**WHAT THIS TASK INVOLVES:**
Locate each line containing the string "chart" and copy it out.

**RECORDED DATA:**
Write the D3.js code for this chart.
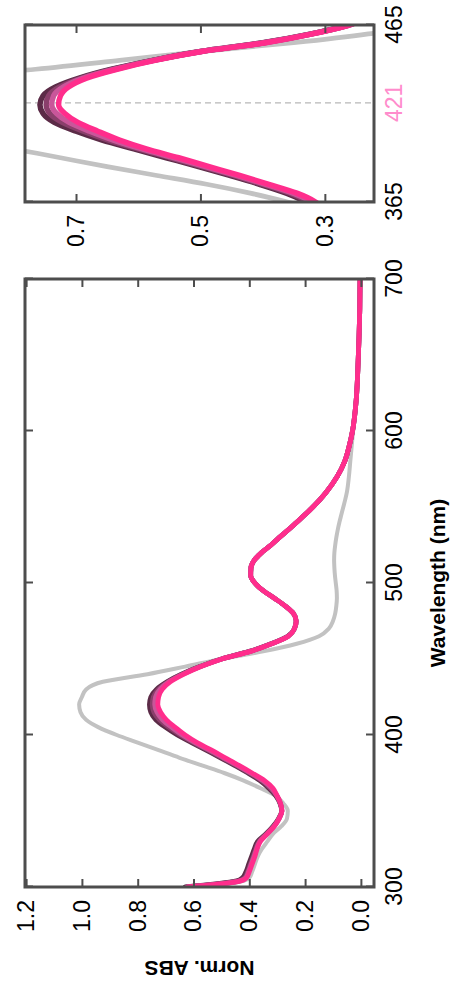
<!DOCTYPE html>
<html><head><meta charset="utf-8">
<script src="https://cdn.jsdelivr.net/npm/d3@7"></script>
<style>html,body{margin:0;padding:0;background:#fff;} svg{display:block;font-family:"Liberation Sans",Arial,sans-serif;}</style>
</head><body>
<script>
// ---------------- data ----------------
const wavelengths = [300,302,304,306,310,315,320,325,330,335,340,345,350,355,360,
  365,370,375,380,385,390,395,400,405,410,415,420,425,430,435,440,445,450,455,460,465,
  470,475,480,485,490,495,500,505,510,515,520,525,530,535,540,545,550,555,560,
  570,580,590,600,620,640,660,680,700];

const grayRef = [0.60,0.48,0.42,0.40,0.39,0.38,0.37,0.355,0.335,0.315,0.285,0.265,0.262,0.278,0.305,
  0.36,0.42,0.49,0.57,0.65,0.725,0.80,0.875,0.94,0.985,1.005,1.01,1.0,0.985,0.925,0.765,0.63,0.50,0.35,0.23,0.15,
  0.115,0.10,0.092,0.088,0.086,0.087,0.09,0.093,0.095,0.096,0.095,0.092,0.088,0.083,0.077,0.07,0.063,0.056,0.05,
  0.043,0.038,0.033,0.028,0.017,0.011,0.007,0.004,0.003];

const darkSeries = [0.63,0.52,0.445,0.425,0.412,0.402,0.392,0.382,0.37,0.34,0.315,0.295,0.284,0.29,0.305,
  0.33,0.362,0.405,0.453,0.503,0.555,0.607,0.658,0.70,0.735,0.753,0.758,0.753,0.733,0.695,0.643,0.577,0.50,0.40,0.322,0.262,
  0.238,0.232,0.242,0.272,0.31,0.35,0.38,0.395,0.394,0.382,0.356,0.322,0.292,0.26,0.23,0.20,0.172,0.146,0.123,
  0.085,0.058,0.042,0.030,0.017,0.011,0.007,0.004,0.003];

const mauveSeries = [0.625,0.51,0.437,0.417,0.406,0.396,0.386,0.377,0.365,0.338,0.312,0.294,0.283,0.289,0.302,
  0.325,0.356,0.40,0.447,0.497,0.548,0.60,0.648,0.688,0.722,0.742,0.748,0.744,0.726,0.691,0.640,0.576,0.499,0.398,0.321,0.261,
  0.238,0.232,0.242,0.272,0.31,0.35,0.38,0.395,0.394,0.382,0.356,0.322,0.292,0.26,0.23,0.20,0.172,0.146,0.123,
  0.085,0.058,0.042,0.030,0.017,0.011,0.007,0.004,0.003];

const lightSeries = [0.622,0.505,0.433,0.413,0.403,0.393,0.383,0.374,0.362,0.336,0.311,0.293,0.283,0.288,0.301,
  0.32,0.351,0.395,0.442,0.492,0.542,0.594,0.64,0.678,0.711,0.731,0.739,0.736,0.72,0.688,0.637,0.575,0.499,0.397,0.32,0.26,
  0.238,0.232,0.242,0.272,0.31,0.35,0.38,0.395,0.394,0.382,0.356,0.322,0.292,0.26,0.23,0.20,0.172,0.146,0.123,
  0.085,0.058,0.042,0.030,0.017,0.011,0.007,0.004,0.003];

const pinkSeries = [0.62,0.50,0.43,0.41,0.40,0.39,0.38,0.372,0.36,0.335,0.31,0.293,0.283,0.288,0.30,
  0.315,0.345,0.39,0.437,0.486,0.535,0.587,0.63,0.665,0.697,0.718,0.728,0.725,0.712,0.683,0.634,0.573,0.498,0.395,0.32,0.26,
  0.238,0.232,0.242,0.272,0.31,0.35,0.38,0.395,0.394,0.382,0.356,0.322,0.292,0.26,0.23,0.20,0.172,0.146,0.123,
  0.085,0.058,0.042,0.030,0.017,0.011,0.007,0.004,0.003];

const seriesNames  = ["ref","s1","s2","s3","s4"];
const seriesColors = ["#c2c2c2","#5b2b47","#8a3f6b","#c9569a","#ff2d8c"];
const seriesValues = [grayRef, darkSeries, mauveSeries, lightSeries, pinkSeries];

const mainXTicks = [300,400,500,600,700];
const mainYTicks = [0.0,0.2,0.4,0.6,0.8,1.0,1.2];
const insetXTicks = [365,465];
const insetYTicks = [0.3,0.5,0.7];
const peakMarker = 421;
const xTitle = "Wavelength (nm)";
const yTitle = "Norm. ABS";

// ---------------- chart ----------------
const W = 453, H = 988;
const svg = d3.select("body").append("svg").attr("width", W).attr("height", H);
// whole figure is rotated -90deg: local u (horizontal) -> screen up, local v -> screen right
const g = svg.append("g").attr("transform", `translate(0,${H}) rotate(-90)`);

const frameColor = "#4d4d4d";
const fontSize = 23;

function panel(opts) {
  const {x, y, xTicks, yTicks, yFmt, clipId, lw} = opts;
  const [u0, u1] = x.range();
  const [v1, v0] = y.range();
  const p = g.append("g");
  p.append("clipPath").attr("id", clipId).append("rect")
    .attr("x", u0).attr("y", v0).attr("width", u1 - u0).attr("height", v1 - v0);

  const line = d3.line().x(d => x(d[0])).y(d => y(d[1])).curve(d3.curveMonotoneX);
  const lines = p.append("g").attr("clip-path", `url(#${clipId})`);
  if (opts.marker != null) {
    lines.append("line").attr("x1", x(opts.marker)).attr("x2", x(opts.marker))
      .attr("y1", v0).attr("y2", v1).attr("stroke", "#b8b8b8").attr("stroke-width", 1.3)
      .attr("stroke-dasharray", "6,4");
  }
  seriesValues.forEach((vals, i) => {
    lines.append("path")
      .datum(wavelengths.map((w, j) => [w, vals[j]]))
      .attr("fill", "none").attr("stroke", seriesColors[i])
      .attr("stroke-width", i === 0 ? lw - 0.8 : lw)
      .attr("stroke-linejoin", "round").attr("stroke-linecap", "round")
      .attr("d", line);
  });

  const tickLen = -8;
  const bottom = p.append("g").attr("transform", `translate(0,${v1})`)
    .call(d3.axisBottom(x).tickValues(xTicks).tickSizeInner(tickLen).tickSizeOuter(0).tickPadding(12).tickFormat(d3.format("d")));
  const top = p.append("g").attr("transform", `translate(0,${v0})`)
    .call(d3.axisTop(x).tickValues(xTicks).tickSizeInner(tickLen).tickSizeOuter(0).tickFormat(""));
  const left = p.append("g").attr("transform", `translate(${u0},0)`)
    .call(d3.axisLeft(y).tickValues(yTicks).tickSizeInner(tickLen).tickSizeOuter(0).tickPadding(13).tickFormat(yFmt));
  const right = p.append("g").attr("transform", `translate(${u1},0)`)
    .call(d3.axisRight(y).tickValues(yTicks).tickSizeInner(tickLen).tickSizeOuter(0).tickFormat(""));
  [bottom, top, left, right].forEach(a => {
    a.select(".domain").remove();
    a.selectAll(".tick line").attr("stroke", frameColor).attr("stroke-width", 2);
    a.selectAll("text").attr("font-size", fontSize).attr("fill", "#000")
      .attr("font-family", '"Liberation Sans", Arial, sans-serif');
  });
  if (opts.marker != null) {
    bottom.append("text").attr("x", x(opts.marker)).attr("y", 12).attr("dy", "0.71em")
      .attr("text-anchor", "middle").attr("font-size", fontSize).attr("fill", "#ff8ccc")
      .attr("font-family", '"Liberation Sans", Arial, sans-serif')
      .text(opts.marker);
  }
  p.append("rect").attr("x", u0).attr("y", v0).attr("width", u1 - u0).attr("height", v1 - v0)
    .attr("fill", "none").attr("stroke", frameColor).attr("stroke-width", 3);
  return p;
}

// main panel
const xMain = d3.scaleLinear().domain([300, 700]).range([101, 709]);
const yMain = d3.scaleLinear().domain([-0.047, 1.204]).range([374, 25]);
panel({x: xMain, y: yMain, xTicks: mainXTicks, yTicks: mainYTicks, yFmt: d3.format(".1f"), clipId: "clipMain", lw: 4.8});

// inset panel
const xIn = d3.scaleLinear().domain([365, 465]).range([786, 963]);
const yIn = d3.scaleLinear().domain([0.221, 0.782]).range([374, 25]);
panel({x: xIn, y: yIn, xTicks: insetXTicks, yTicks: insetYTicks, yFmt: d3.format(".1f"), clipId: "clipIn", lw: 5.5, marker: peakMarker});

// axis titles
g.append("text").attr("x", (xMain.range()[0] + xMain.range()[1]) / 2).attr("y", 438).attr("dy", "0.35em")
  .attr("text-anchor", "middle").attr("font-size", 21).attr("font-weight", "bold").attr("fill", "#000")
  .text(xTitle);
g.append("text").attr("transform", `translate(20,${(yMain.range()[0] + yMain.range()[1]) / 2}) rotate(-90)`)
  .attr("dy", "0.35em").attr("text-anchor", "middle").attr("font-size", 21).attr("font-weight", "bold").attr("fill", "#000")
  .text(yTitle);
</script>
</body></html>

**PROBLEM SOLUTION:**
Write the D3.js code for this chart.
// ---------------- chart ----------------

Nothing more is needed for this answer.